Senate Democrats Lay Out Climate Bill Principles
A coalition of 12 Senate Democrats sent a letter to Senate Majority Leader Harry Reid (D-Nev.) today outlining principles for a climate and energy bill. The lawmakers call for a vague “price on carbon,” without laying out specific details for how the cap would be structured or what sectors it would cover.
“A price on carbon can be achieved in a number of different way,” the senators write, noting that a cap should achieve the following goals:
- A target of at least a 10% reduction in greenhouse gas pollution from 2009 levels by 2020, and an 83% reduction by 2050. This 1% reduction per year through 2020 is consistent with President Obama’s goal of a 17% overall reduction in greenhouse gas pollution by 2020. [See below for an explanation of these numbers.]
- Equal or greater investment in energy efficiency and renewable energy as for subsidies given to traditional, non-renewable fuels from revenues raised by establishing a price on carbon.
- Protect consumers by returning a majority of the revenue generated from pricing carbon directly to American households.
- Retain all existing authorities related to conventional pollutants.

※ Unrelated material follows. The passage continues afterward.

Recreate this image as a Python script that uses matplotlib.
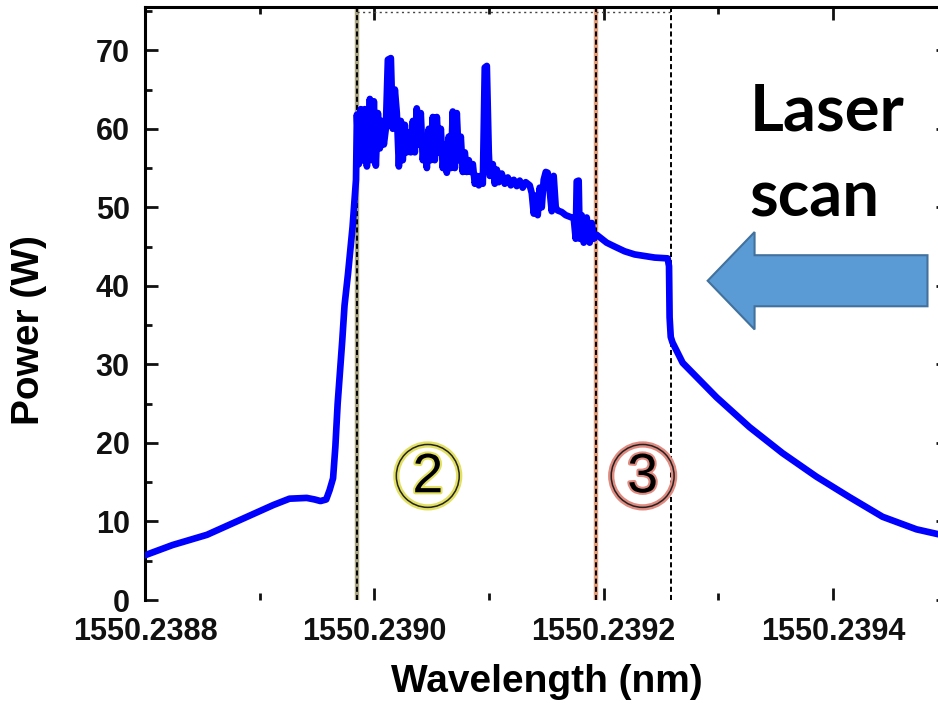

We should not weaken existing pollution laws that protect public health and the environment in exchange for establishing a price on carbon.
The letter also lays out a framework for three other sections of a comprehensive climate and energy bill: an oil spill response, a section on “clean energy jobs” and a section that will reduce our dependence on foreign oil.
The following senators signed the letter: Sheldon Whitehouse (D-R.I.), Ben Cardin (D-Md.), Patrick Leahy (D-Vt.), Jack Reed (D-R.I.), Frank Lautenberg (D-N.J.), Robert Menendez (D-N.J.), Bernie Sanders (I-Vt.), Jeff Merkley (D-Ore.), Jeanne Shaheen (D-N.H.), Ted Kaufman (D-Del.), Kirsten Gillibrand (D-N.Y.) and Al Franken (D-Minn.).
Update: Sen. Whitehouse’s office clarifies the seeming discrepancy between the president’s goal of a 17% reduction by 2020 and the letter’s 10% target: “The president called for a 17% reduction from 2005 levels by 2020. Our letter calls for a 10% reduction from 2009 levels by 2020. Given the actual reduction in GHG emission levels between the president’s benchmark of 2005 and our benchmark of 2009, both targets end up at a similar level in 2020.”